OPINIONPAYNE, Justice.
Peggy Sue Sanchez and her mother sued the City of Espanola, Aalco Manufacturing Company and Tiano's Sporting Goods Store for damages arising from an accident in which a volleyball net standard fell and severely injured Peggy Sue's foot. The standard was manufactured by Aalco. Tiano's purchased the standard in the course of its business and sold it to the City of Espanola which used it in a city supervised recreation facility. A jury found the City liable for the injury under a negligence theory and found Tiano's and Aalco liable under strict products liability. Judgment was entered finding the three defendants jointly and severally liable.
The defendants cross-claimed against each other and the court assessed one half of the judgment against the City. The *1231 other half was assessed jointly against Tiano's and Aalco, with Aalco being ordered to indemnify Tiano's for its portion of the assessment.

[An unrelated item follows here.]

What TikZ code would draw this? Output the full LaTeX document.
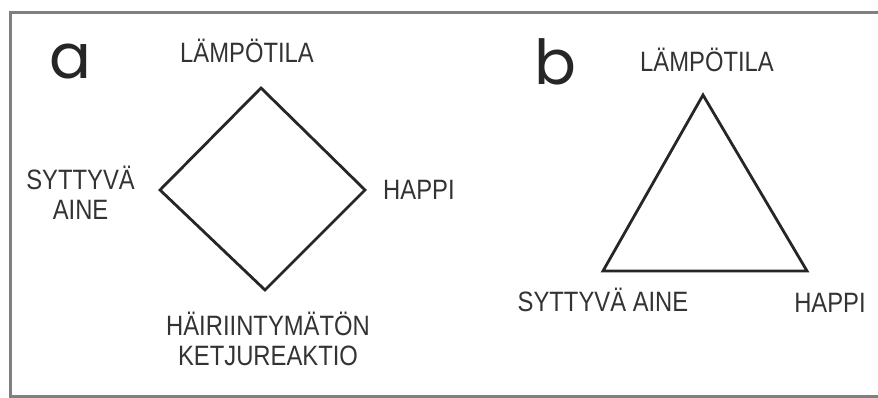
\documentclass[tikz,border=0pt]{standalone}
\usepackage{fontspec}
\setmainfont{Liberation Sans}[FakeStretch=0.85]
\newfontfamily\panelfont{Poppins}
\usetikzlibrary{positioning}

\begin{document}
\begin{tikzpicture}[
    x=1pt, y=1pt,
    font=\fontsize{28}{30}\selectfont,
    every node/.style={text=black!80},
    factor/.style={align=center, inner sep=0pt},
    panel/.style={font=\panelfont\fontsize{62}{62}\selectfont, inner sep=0pt, text=black!85},
    side/.style={line width=2.8pt, line join=miter, draw=black!85},
    frame/.style={line width=3pt, draw=black!50}
  ]
    \useasboundingbox (0,0) rectangle (878,398);
    \draw[frame] (878,385) -- (10,385) -- (10,1) -- (878,1);

    % a: square of fire
    \node[panel] (a) at (70,336) {a};
    \coordinate (atop) at (261,310);
    \coordinate (aright) at (365,208);
    \coordinate (abot) at (265,108);
    \coordinate (aleft) at (160,208);
    \draw[side] (atop) -- (aright) -- (abot) -- (aleft) -- cycle;

    \node[factor, above=25pt of atop, xshift=-14pt] (atemp) {LÄMPÖTILA};
    \node[factor, right=18pt of aright] (aoxy) {HAPPI};
    \node[factor, left=25pt of aleft, yshift=-3pt] (afuel) {SYTTYVÄ\\AINE};
    \node[factor, below=22pt of abot, xshift=3pt] (achain) {HÄIRIINTYMÄTÖN\\KETJUREAKTIO};

    % b: triangle of fire
    \node[panel] (b) at (555,336) {b};
    \coordinate (btop) at (703,303);
    \coordinate (bleft) at (603,127);
    \coordinate (bright) at (807,127);
    \draw[side] (btop) -- (bright) -- (bleft) -- cycle;

    \node[factor, above=23pt of btop, xshift=4pt] (btemp) {LÄMPÖTILA};
    \node[factor, below=17pt of bleft] (bfuel) {SYTTYVÄ AINE};
    \node[factor, below=22pt of bright, xshift=23pt] (boxy) {HAPPI};
\end{tikzpicture}
\end{document}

The trial court's fifty-fifty split was based on its finding that the injury was proximately caused, both by the City's negligent use of the apparatus and by Aalco's defective manufacture of it. The court concluded that Aalco and the City were both active tortfeasors and should be considered as joint tortfeasors under the Uniform Contribution Among Tortfeasors Act (Uniform Act), Sections 41-3-1 through 41-3-8, N.M.S.A. 1978, whereas Tiano's was not a joint tortfeasor under the Act because its liability is purely technical, founded not on negligence but derived solely from strict liability. Hence, the court assessed one half of the judgment against Aalco and Tiano's as a single entity and the other half against the City.
The City appealed the apportionment of the judgment, claiming it should pay only one third of the damages since there were three tortfeasors. The Court of Appeals agreed with the City and reapportioned the damages, requiring Aalco to pay two thirds and the City one third. Aalco's indemnification of Tiano's was not appealed. The Court of Appeals concluded that a defendant found liable under strict products liability is a joint tortfeasor under the Uniform Act and his liability is not merely technical but is founded on his failure to sell safe products to the public.
The confusion in apportionment is generated by the fact that the doctrine of strict liability and the Uniform Act are directed at different goals. The Uniform Act requires tortfeasors who share in causing an injury to share equally in paying for that injury. Its goal is equity among tortfeasors. The purpose behind strict products liability, on the other hand, is to allow an injured consumer to recover against a seller or manufacturer without the requirement of proving ordinary negligence. Its goal is to protect the injured consumer. As adopted by New Mexico in Stang v. Hertz Corporation, 83 N.M. 730, 497 P.2d 732 (1972), the Restatement (Second) of Torts § 402A (1965) accomplishes that goal by imputing fault for an injury caused by a product to the seller of that product, regardless of the presence or absence of negligence on his part. This is because "[i]n some cases the retailer may be the only member of that enterprise reasonably available to the injured plaintiff." Vandermark v. Ford Motor Company, 61 Cal. 2d 256, 37 Cal. Rptr. 896, 391 P.2d 168, 171 (1964).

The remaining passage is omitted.